References for deeper reading:

FAQ

1. Can I test my waterproof phone pouch at home with my phone inside?

No — never test with your phone inside. Home tests are a screening method to check seals; use a dry tissue or paper towel as an indicator and follow the phone‑free protocol described above.

2. What exactly does IPX7 mean — can I swim with an IPX7 pouch?

IPX7 means a device passed controlled immersion testing to 1 meter for 30 minutes under static conditions; it’s intended for temporary submersion, not prolonged underwater use. For calm swimming or brief capsizes in shallow water it’s generally adequate, but avoid relying on IPX7 for long submersion or high‑pressure spray; see the consumer overview on IP ratings explained by RS Components for details.

3. If a pouch is labeled IPX8, does that mean it’s safe for snorkeling or diving?

Not automatically. IPX8 indicates protection beyond IPX7, but the exact depth and duration are set by the manufacturer — check the pouch’s specs before assuming it’s suitable for snorkeling or diving. The distinction between lab ratings and real‑world use is explained in Contract Laboratory’s ingress protection primer.

4. How do I perform the 30‑minute tissue submersion test step by step?

Put a dry tissue inside, seal the pouch with a small pocket of air, add a small flat weight to prevent floating, and submerge at no more than 1 meter for 30 minutes. Watch for escaping bubbles, then lift, dry the exterior completely, and only then open to inspect the tissue — any dampness is a fail.

5. I saw small bubbles during the squeeze/submersion — is the pouch safe?

No; bubbles indicate an air path out of the pouch and a likely route for water in. Stop using the pouch with electronics, re‑inspect and clean the seal, and retest; if bubbles persist, replace the pouch or its sealing components (O‑ring/zipper) where possible.

6. Should I add food coloring to the water during the test? Is it safe?

You can tint the external water with a few drops of food coloring to make micro‑leaks more visible — do not put coloring inside the pouch. This is an optional visual aid that won’t affect the tissue indicator when used externally.

7. How long should I wait before opening the pouch after submersion?

Dry the outside thoroughly — pat with a towel and air‑dry for 10–30 minutes depending on conditions — before opening to avoid dragging exterior water inside. Manufacturer care pages commonly emphasize drying the exterior first when inspecting a sealed pouch after immersion.

8. How often should I retest my pouch and when should I replace it?

Retest before every important trip, after any hard impact or drop, and after prolonged sun or heat exposure; in regular seasonal use, monthly checks are a sensible minimum. Replace the pouch if tests ever show damp tissue, if seams delaminate, zippers stick, windows crack, or O‑rings harden.

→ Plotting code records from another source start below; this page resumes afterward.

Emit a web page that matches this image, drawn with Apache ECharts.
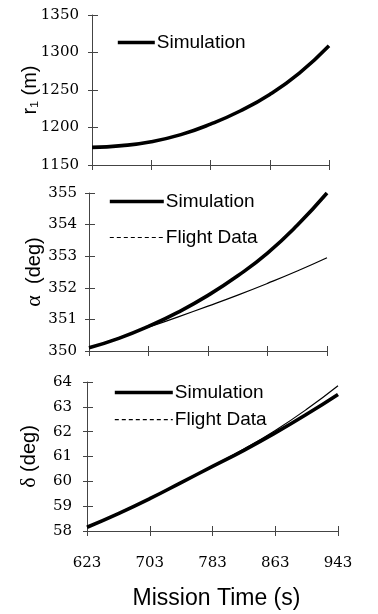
<!DOCTYPE html>
<html>
<head>
<meta charset="utf-8">
<script src="https://cdn.jsdelivr.net/npm/echarts@6/dist/echarts.min.js"></script>
<style>html,body{margin:0;padding:0;background:#fff}#c{width:378px;height:614px}</style>
</head>
<body>
<div id="c"></div>
<script>
// Mission time samples (s)
var times = ['623','663','703','743','783','823','863','903','943'];
// Top panel: r1 (m), simulation
var r1Sim = [1173.5, 1175.8, 1181, 1190.5, 1204.5, 1222, 1244, 1272.5, 1309];
// Middle panel: alpha (deg)
var alphaSim = [350.1, 350.4, 350.78, 351.23, 351.76, 352.38, 353.1, 353.98, 355.0];
var alphaFlight = [350.1, 350.42, 350.75, 351.08, 351.42, 351.77, 352.14, 352.53, 352.95];
// Bottom panel: delta (deg)
var deltaSim = [58.15, 58.7, 59.3, 59.95, 60.6, 61.25, 61.95, 62.7, 63.5];
var deltaFlight = [58.15, 58.7, 59.3, 59.95, 60.62, 61.3, 62.05, 62.9, 63.85];

var chart = echarts.init(document.getElementById('c'));
var numFont = 'DejaVu Serif';
var sans = 'Liberation Sans';
var axisCol = '#444';

var grids = [
  {left: 92, right: 49, top: 15, bottom: 449},
  {left: 89, right: 51, top: 193, bottom: 263},
  {left: 87, right: 40, top: 382, bottom: 83}
];

function xMain(i, showLabels) {
  var o = {
    type: 'category', gridIndex: i, data: times, boundaryGap: false,
    axisLine: {lineStyle: {color: axisCol, width: 1}},
    axisTick: {show: true, interval: 1, length: 5, lineStyle: {color: axisCol}},
    axisLabel: {show: showLabels, interval: 1, margin: 25, color: '#000', fontFamily: numFont, fontSize: 15},
    splitLine: {show: false}
  };
  if (showLabels) {
    o.name = 'Mission Time (s)';
    o.nameLocation = 'middle';
    o.nameGap = 56;
    o.nameMoveOverlap = false;
    o.nameTextStyle = {fontFamily: sans, fontSize: 23, color: '#000', verticalAlign: 'top', padding: [0, 0, 0, 8]};
  }
  return o;
}
function xDup(i) {
  return {
    type: 'category', gridIndex: i, data: times, boundaryGap: false, position: 'bottom',
    axisLine: {show: false},
    axisTick: {show: true, inside: true, interval: 1, length: 5, lineStyle: {color: axisCol}},
    axisLabel: {show: false}, splitLine: {show: false}
  };
}
function yMain(i, min, max, interval, name, gap, margin) {
  return {
    type: 'value', gridIndex: i, min: min, max: max, interval: interval,
    axisLine: {show: true, lineStyle: {color: axisCol, width: 1}},
    axisTick: {show: true, length: 4, lineStyle: {color: axisCol}},
    axisLabel: {margin: margin, color: '#000', fontFamily: numFont, fontSize: 15,
      formatter: function (v) { return String(v); }},
    splitLine: {show: false},
    name: name, nameLocation: 'middle', nameRotate: 90, nameGap: gap, nameMoveOverlap: false,
    nameTextStyle: {fontFamily: sans, fontSize: 20, color: '#000',
      rich: {g: {fontFamily: 'Liberation Serif', fontSize: 22, color: '#000'}}}
  };
}
function yDup(i, min, max, interval) {
  return {
    type: 'value', gridIndex: i, min: min, max: max, interval: interval, position: 'left',
    axisLine: {show: false},
    axisTick: {show: true, inside: true, length: 6, lineStyle: {color: axisCol}},
    axisLabel: {show: false}, splitLine: {show: false}
  };
}

var simStyle = {color: '#000', width: 3.6};
var flightStyle = {color: '#000', width: 1.2};
var legendText = {fontFamily: sans, fontSize: 19, color: '#000', padding: [0, 0, 0, -3]};
var legendBase = {padding: 0, itemHeight: 20, textStyle: legendText, selectedMode: false, itemStyle: {opacity: 0}};

chart.setOption({
  animation: false,
  backgroundColor: '#fff',
  grid: grids,
  xAxis: [xMain(0, false), xMain(1, false), xMain(2, true), xDup(0), xDup(1), xDup(2)],
  yAxis: [
    yMain(0, 1150, 1350, 50, 'r₁ (m)', 52, 13),
    yMain(1, 350, 355, 1, '{g|α}  (deg)', 44, 12),
    yMain(2, 58, 64, 1, '{g|δ} (deg)', 47, 15),
    yDup(0, 1150, 1350, 50), yDup(1, 350, 355, 1), yDup(2, 58, 64, 1)
  ],
  legend: [
    Object.assign({}, legendBase, {left: 116, top: 33, itemWidth: 37,
     data: [{name: 'Simulation', lineStyle: {width: 3.6, type: 'solid'}}]}),
    Object.assign({}, legendBase, {left: 108, top: 192, orient: 'vertical', itemWidth: 54, itemGap: 17,
     data: [{name: 'Simulation', lineStyle: {width: 3.6, type: 'solid'}},
            {name: 'Flight Data', lineStyle: {width: 1.2, type: [4, 3]}}]}),
    Object.assign({}, legendBase, {left: 113, top: 383, orient: 'vertical', itemWidth: 58, itemGap: 8.2,
     data: [{name: 'Simulation', lineStyle: {width: 3.6, type: 'solid'}},
            {name: 'Flight Data', lineStyle: {width: 1.2, type: [4, 3]}}]})
  ],
  series: [
    {name: 'Simulation', type: 'line', xAxisIndex: 0, yAxisIndex: 0, data: r1Sim, smooth: true, symbol: 'none', lineStyle: simStyle, itemStyle: {color: '#000'}},
    {name: 'Flight Data', type: 'line', xAxisIndex: 1, yAxisIndex: 1, data: alphaFlight, smooth: true, symbol: 'none', lineStyle: flightStyle, itemStyle: {color: '#000'}},
    {name: 'Simulation', type: 'line', xAxisIndex: 1, yAxisIndex: 1, data: alphaSim, smooth: true, symbol: 'none', lineStyle: simStyle, itemStyle: {color: '#000'}},
    {name: 'Flight Data', type: 'line', xAxisIndex: 2, yAxisIndex: 2, data: deltaFlight, smooth: true, symbol: 'none', lineStyle: flightStyle, itemStyle: {color: '#000'}},
    {name: 'Simulation', type: 'line', xAxisIndex: 2, yAxisIndex: 2, data: deltaSim, smooth: true, symbol: 'none', lineStyle: simStyle, itemStyle: {color: '#000'}}
  ]
});
</script>
</body>
</html>
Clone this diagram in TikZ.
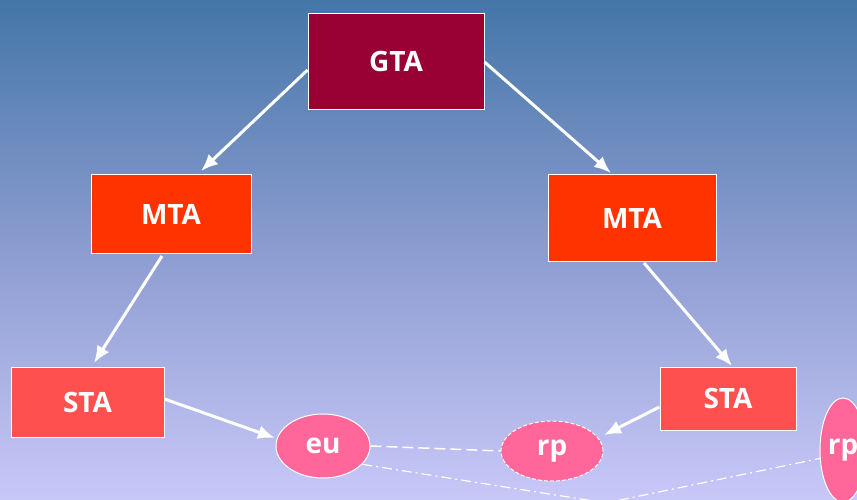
\documentclass[tikz,border=0pt]{standalone}
\usepackage{fontspec}
\setmainfont{Open Sans}
\usetikzlibrary{arrows.meta,shapes.geometric}
\definecolor{gtac}{HTML}{990033}
\definecolor{mtac}{HTML}{FF3300}
\definecolor{stac}{HTML}{FF5050}
\definecolor{elc}{HTML}{FF6699}
\definecolor{bgtop}{HTML}{4476A8}
\definecolor{bgmid}{HTML}{8C9CD0}
\definecolor{bgbot}{HTML}{C8C8F8}
\tikzset{
  box/.style={draw=white, line width=1pt, inner sep=0pt, font=\fontsize{28}{32}\selectfont\bfseries, text=white},
  ell/.style={ellipse, draw=white, line width=1pt, fill=elc, inner sep=0pt, font=\fontsize{28}{32}\selectfont\bfseries, text=white},
  arr/.style={draw=white, line width=3pt, -{Latex[length=17pt,width=14pt]}},
  dsh/.style={draw=white, line width=1.5pt, dash pattern=on 11pt off 5pt},
  dd/.style={draw=white, line width=1.2pt, dash pattern=on 10pt off 4pt on 2pt off 4pt}
}
\begin{document}
\begin{tikzpicture}[x=1pt,y=-1pt]
\useasboundingbox (0,0) rectangle (857,500);
\shade[top color=bgtop, bottom color=bgbot, middle color=bgmid] (0,0) rectangle (857,500);
\node[box, fill=gtac, minimum width=176pt, minimum height=96pt] (gta) at (396,62) {GTA};
\node[box, fill=mtac, minimum width=160pt, minimum height=78pt] (mtal) at (171,214) {MTA};
\node[box, fill=mtac, minimum width=168pt, minimum height=86pt] (mtar) at (632,218) {MTA};
\node[box, fill=stac, minimum width=153pt, minimum height=70pt] (stal) at (87.5,402) {STA};
\node[box, fill=stac, minimum width=136pt, minimum height=63pt] (star) at (728,398.5) {STA};
\node[ell, minimum width=94pt, minimum height=64pt] (eu) at (323,446) {eu};
\node[ell, dashed, dash pattern=on 4pt off 2pt, minimum width=102pt, minimum height=60pt] (rp1) at (552,451) {rp};
\node[ell, minimum width=46pt, minimum height=104pt] (rp2) at (843,450) {rp};
\coordinate (m) at (606,503);
\draw[arr] (gta.west |- 0,70) -- (201,171);
\draw[arr] (gta.east |- 0,62) -- (611,173);
\draw[arr] (162,256) -- (94,363);
\draw[arr] (644,263) -- (732,366);
\draw[arr] (stal.east |- 0,399) -- (275,438);
\draw[arr] (star.west |- 0,407) -- (604,435);
\draw[dsh] (eu.east) -- (rp1.west);
\draw[dd] (eu.-25) -- (m) -- (rp2.200);
\end{tikzpicture}
\end{document}
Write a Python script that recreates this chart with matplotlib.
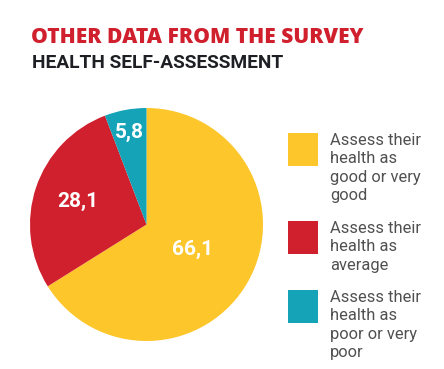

9. How should I clean and store the pouch after salt water or pool use?

Rinse thoroughly with fresh water to remove salt, chlorine, and grit; clean zipper tracks gently, dry completely inside and out, and store flat away from direct sun and heat. Periodic zipper maintenance or approved lubricants can extend life for zipper‑style seals.

10. What are the most common failure points to inspect before a trip?

Check closure lines (zippers, clamps, roll seals), seams and corners for separation, the window film for deep scratches, and any O‑rings for cracks or hardening — these are the spots most likely to fail in the field.